De todos modos, cuando funcionan, libros así dibujan sendas por las que se puede avanzar. Están ahí, en la espesura del párrafo único, camufladas entre otros caminos de lectura también disponibles para quien quiera seguirlos. Ball cuenta sobre su familia, sus relaciones amorosas, la gente extraña que conoció, los amigos que se le extraviaron, sus novelas, sus clases, sus gustos cotidianos, sus escarceos con la droga, y en la hemorragia de la palabra saltan solas asociaciones que forman series de hechos. A este reseñista, por los motivos que sean, lo encimaron las referencias a un hermano sin nombre —“También imitaba a mi hermano. Él lo odiaba con desesperación”, “He escrito sobre la influencia que ha tenido en mí mi hermano”, “Cuando estaba en la secundaria, vivía pensando en si debería desconectar el respirador artificial de mi hermano”—, arquetipo opaco que reencarna en varias de las ficciones del autor de Toque de queda. Pero es apenas uno de los tantos carriles que propone la arbitrariedad confesional; quien quiera ir amarrando las opiniones, las ínfulas de iconoclasta, los reparos y los prejuicios que Ball se exfolia a discreción, podrá hacerlo sin el más mínimo esfuerzo y en la dirección que le plazca.

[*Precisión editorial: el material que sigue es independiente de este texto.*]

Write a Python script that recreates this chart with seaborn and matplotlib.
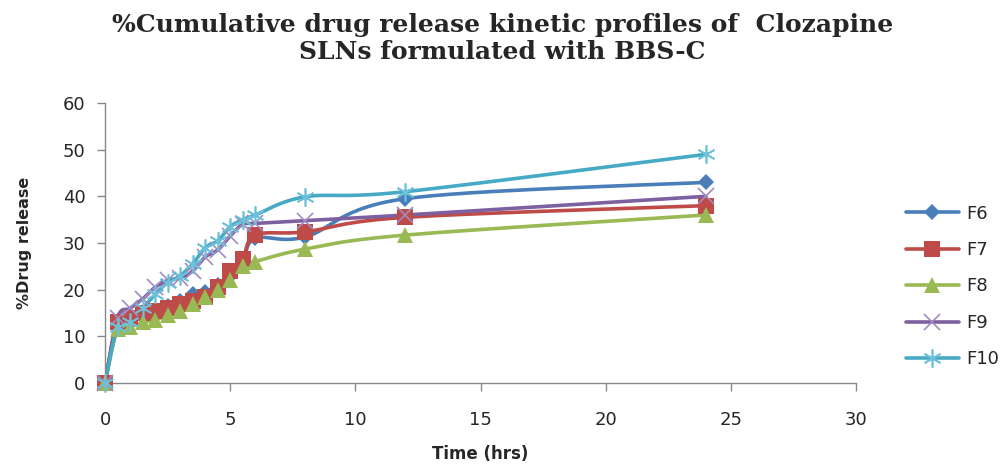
import numpy as np
import pandas as pd
import matplotlib
matplotlib.use("Agg")
import matplotlib.pyplot as plt
import seaborn as sns
from matplotlib.lines import Line2D

# ---- data ----
time_hrs = [0, 0.5, 1, 1.5, 2, 2.5, 3, 3.5, 4, 4.5, 5, 5.5, 6, 8, 12, 24]
F6 = [0, 13, 14, 15, 15.5, 16.5, 17.5, 19, 19.5, 21, 23, 26, 31, 31.3, 39.5, 43]
F7 = [0, 13, 14, 15, 15.5, 16, 17, 17.5, 18.5, 20.5, 24, 26.5, 31.7, 32.4, 35.5, 38]
F8 = [0, 11.5, 12, 13, 13.5, 14.5, 15.5, 17, 18.5, 20, 22, 25, 26, 28.7, 31.7, 36]
F9 = [0, 14, 16, 18, 20.5, 22, 22.5, 24, 27, 28.5, 31.5, 34, 34.2, 34.8, 36, 40]
F10 = [0, 12, 13, 16, 19, 21.5, 23, 25.5, 29, 30.5, 33.5, 35, 36, 39.9, 41, 49]
series_names = ["F6", "F7", "F8", "F9", "F10"]
series_vals = [F6, F7, F8, F9, F10]
x_ticks = [0, 5, 10, 15, 20, 25, 30]
y_ticks = [0, 10, 20, 30, 40, 50, 60]
title = "%Cumulative drug release kinetic profiles of  Clozapine\nSLNs formulated with BBS-C"

line_colors = ["#4A7EBB", "#BE4B48", "#98B954", "#7D60A0", "#46AAC5"]
marker_colors = ["#4A7EBB", "#BE4B48", "#98B954", "#A08CC0", "#6CC0DA"]
markers = ["D", "s", "^", "x", (6, 2, 0)]
msizes = [8.5, 11, 11, 11, 13]


def smooth(x, y, n=30):
    P = np.column_stack([x, y]).astype(float)
    P = np.vstack([P[0], P, P[-1]])
    out = []
    for i in range(1, len(P) - 2):
        p0, p1, p2, p3 = P[i - 1], P[i], P[i + 1], P[i + 2]
        c1 = p1 + (p2 - p0) / 6.0
        c2 = p2 - (p3 - p1) / 6.0
        t = np.linspace(0, 1, n, endpoint=(i == len(P) - 3))[:, None]
        b = ((1 - t) ** 3) * p1 + 3 * ((1 - t) ** 2) * t * c1 + 3 * (1 - t) * t ** 2 * c2 + t ** 3 * p2
        out.append(b)
    out = np.vstack(out)
    return out[:, 0], out[:, 1]


sns.set_style("white")
plt.rcParams["font.family"] = ["DejaVu Sans"]

fig = plt.figure(figsize=(10.05, 4.65), dpi=100)
ax = fig.add_axes([0.1045, 0.1763, 0.7473, 0.6022])

handles = []
for name, vals, lc, mc, mk, ms in zip(series_names, series_vals, line_colors, marker_colors, markers, msizes):
    sx, sy = smooth(time_hrs, vals)
    sns.lineplot(x=sx, y=sy, ax=ax, color=lc, linewidth=2.6, sort=False, estimator=None)
    mew = 1.2 if mk in ("x",) or isinstance(mk, tuple) else 0
    ax.plot(time_hrs, vals, linestyle="none", marker=mk, markersize=ms,
            color=mc, markeredgecolor=mc, markeredgewidth=mew, zorder=3, clip_on=False)
    handles.append(Line2D([0], [0], color=lc, linewidth=2.6, marker=mk, markersize=ms,
                          markerfacecolor=mc, markeredgecolor=mc, markeredgewidth=mew))

ax.set_xlim(0, 30)
ax.set_ylim(0, 60)
ax.set_xticks(x_ticks)
ax.set_yticks(y_ticks)
ax.tick_params(axis="both", labelsize=13, length=6, width=1, color="#888888", direction="out",
               bottom=True, left=True)
ax.tick_params(axis="x", pad=14)
ax.tick_params(axis="y", pad=8)
for s in ["top", "right"]:
    ax.spines[s].set_visible(False)
for s in ["left", "bottom"]:
    ax.spines[s].set_color("#888888")
    ax.spines[s].set_linewidth(1)

ax.set_xlabel("Time (hrs)", fontsize=12, fontweight="bold", labelpad=12)
ax.set_ylabel("%Drug release", fontsize=11.5, fontweight="bold", labelpad=22)

fig.text(0.5, 0.972, title, ha="center", va="top", fontsize=18, fontweight="bold",
         family="DejaVu Serif", linespacing=1.15)

leg = fig.legend(handles, series_names, loc="center left", bbox_to_anchor=(0.885, 0.384),
                 frameon=False, fontsize=13, handlelength=2.95, labelspacing=1.02, handletextpad=0.4)

fig.savefig("out.png", dpi=100)
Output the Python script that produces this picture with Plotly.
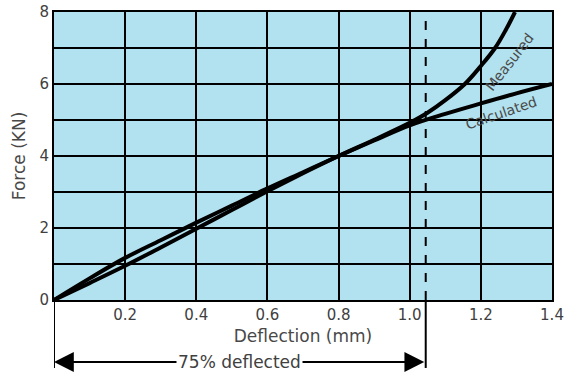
import plotly.graph_objects as go

# Data
calc_x = [0, 0.1, 0.2, 0.3, 0.4, 0.5, 0.6, 0.7, 0.8, 0.9, 1.0, 1.1, 1.2, 1.3, 1.4]
calc_y = [0, 0.6, 1.17, 1.66, 2.15, 2.62, 3.1, 3.55, 4.0, 4.43, 4.85, 5.17, 5.46, 5.74, 6.0]

meas_x = [0, 0.1, 0.2, 0.3, 0.4, 0.5, 0.6, 0.7, 0.8, 0.9, 1.0, 1.05, 1.1, 1.155, 1.2, 1.24, 1.27, 1.296]
meas_y = [0, 0.47, 0.95, 1.46, 1.98, 2.5, 3.02, 3.52, 4.0, 4.45, 4.92, 5.2, 5.55, 6.0, 6.5, 7.0, 7.5, 8.0]

x_ticks = [0.2, 0.4, 0.6, 0.8, 1.0, 1.2, 1.4]
x_tick_labels = ["0.2", "0.4", "0.6", "0.8", "1.0", "1.2", "1.4"]
y_ticks = [0, 2, 4, 6, 8]
y_tick_labels = ["0", "2", "4", "6", "8"]

limit_x = 1.045  # 75% deflected marker

txt = "#404040"
fam = "DejaVu Sans, Verdana, sans-serif"
font = dict(family=fam, size=15, color=txt)
title_font = dict(family=fam, size=17, color="#484848")

fig = go.Figure()
fig.add_trace(go.Scatter(x=calc_x, y=calc_y, mode="lines", line=dict(color="black", width=4, shape="spline"),
                         name="Calculated", hoverinfo="skip"))
fig.add_trace(go.Scatter(x=meas_x, y=meas_y, mode="lines", line=dict(color="black", width=4, shape="spline"),
                         name="Measured", hoverinfo="skip"))

# dashed limit line inside the plot, solid below
fig.add_shape(type="line", xref="x", yref="y", x0=limit_x, x1=limit_x, y0=0, y1=8,
              line=dict(color="black", width=2, dash="dash"), layer="above")
for xv in [0, limit_x]:
    fig.add_shape(type="line", xref="x", yref="paper", x0=xv, x1=xv, y0=0, y1=-0.236,
                  line=dict(color="black", width=2))

# double arrow
fig.add_annotation(x=0, y=-0.2153, xref="x", yref="paper", ax=limit_x, ay=0, axref="x", ayref="pixel",
                   text="", showarrow=True, arrowhead=2, arrowside="end+start", arrowsize=2.2,
                   arrowwidth=1.8, arrowcolor="black")
fig.add_annotation(x=limit_x / 2, y=-0.2153, xref="x", yref="paper", yanchor="middle",
                   text="75% deflected", showarrow=False, bgcolor="white",
                   font=dict(family=fam, size=17, color=txt), borderpad=1)

fig.add_annotation(x=1.28, y=6.62, xref="x", yref="y", text="Measured", showarrow=False,
                   textangle=-52, font=dict(family=fam, size=14, color="#4a4a4a"))
fig.add_annotation(x=1.257, y=5.2, xref="x", yref="y", text="Calculated", showarrow=False,
                   textangle=-19, font=dict(family=fam, size=14, color="#4a4a4a"))

fig.update_layout(
    width=564, height=372,
    margin=dict(l=54, r=12, t=12, b=72),
    paper_bgcolor="white",
    plot_bgcolor="#b2e2ef",
    showlegend=False,
    font=font,
    xaxis=dict(range=[0, 1.4], tickvals=x_ticks, ticktext=x_tick_labels, showgrid=True,
               gridcolor="black", gridwidth=2, zeroline=False, showline=True, linecolor="black",
               linewidth=2, mirror=True, ticks="", automargin=False, ticklabeloverflow="allow",
               title=dict(text="Deflection (mm)", standoff=7, font=title_font), tickfont=font),
    yaxis=dict(range=[0, 8], tickvals=y_ticks, ticktext=y_tick_labels, showgrid=True,
               gridcolor="black", gridwidth=2, zeroline=False, showline=True, linecolor="black",
               linewidth=2, mirror=True, ticks="", automargin=False, ticklabeloverflow="allow",
               title=dict(text="Force (KN)", standoff=10, font=title_font), tickfont=font,
               minor=dict(dtick=1, showgrid=True, gridcolor="black", gridwidth=2, ticks="")),
)

fig.write_html("out.html", config={"displayModeBar": False},
               post_script="document.body.style.margin='0';")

“Desde los veinte años, una de mis especialidades ha sido tener sueños lúcidos. Sigo quedándome atónito al constatar que es un tema que no le interesa a nadie. Intento explicarles: ¡las aventuras que puedes tener!”. Este pasaje de Autorretrato da la pauta del libro paralelo o subsidiario —cada lector tendrá su decir— que lo acompaña en su edición argentina. El sueño, hermano de la muerte, título extraído de un himno litúrgico que otra vez tuerce lo fraterno, lo refracta y a su vez lo recompone, presenta una guía para quienes deseen tomar el control del mundo que asoma cuando se van a dormir. Más allá de alguna broma dispersa, la llamada no entraña equívocos. Hay una gimnasia a desarrollar, un adiestramiento de la mente, promete Ball. Recurrente en sus narraciones, la fascinación con la muerte como conducto toma ahora la forma de mentoría para viabilizar el infinito que nos estaríamos perdiendo.
Una comparación se impone: mientras que un libro nivela los acontecimientos de una vida hasta enrarecerlos de homogeneidad, el otro se postula como la brújula práctica de una exploración onírica. Una nueva subversión, en este caso de tránsito doble, de un escritor habituado a fabricar desconcierto. Autorretrato y El sueño, hermano de la muerte cruzan manuales para ingresar en territorio ajeno, o tal vez se trate de un único lugar mutante, un paisaje que se reformula de acuerdo con quién y cómo se lo observa, y entonces no haya más método que una complementación espontánea, el montaje de unas piezas que en el fondo señalan lo mismo.
Jesse Ball, Autorretrato, traducción de Virginia Rech, Sigilo, 2024, 128 págs.; El sueño, hermano de la muerte, traducción de Santiago Featherston, Sigilo, 2024, 88 págs.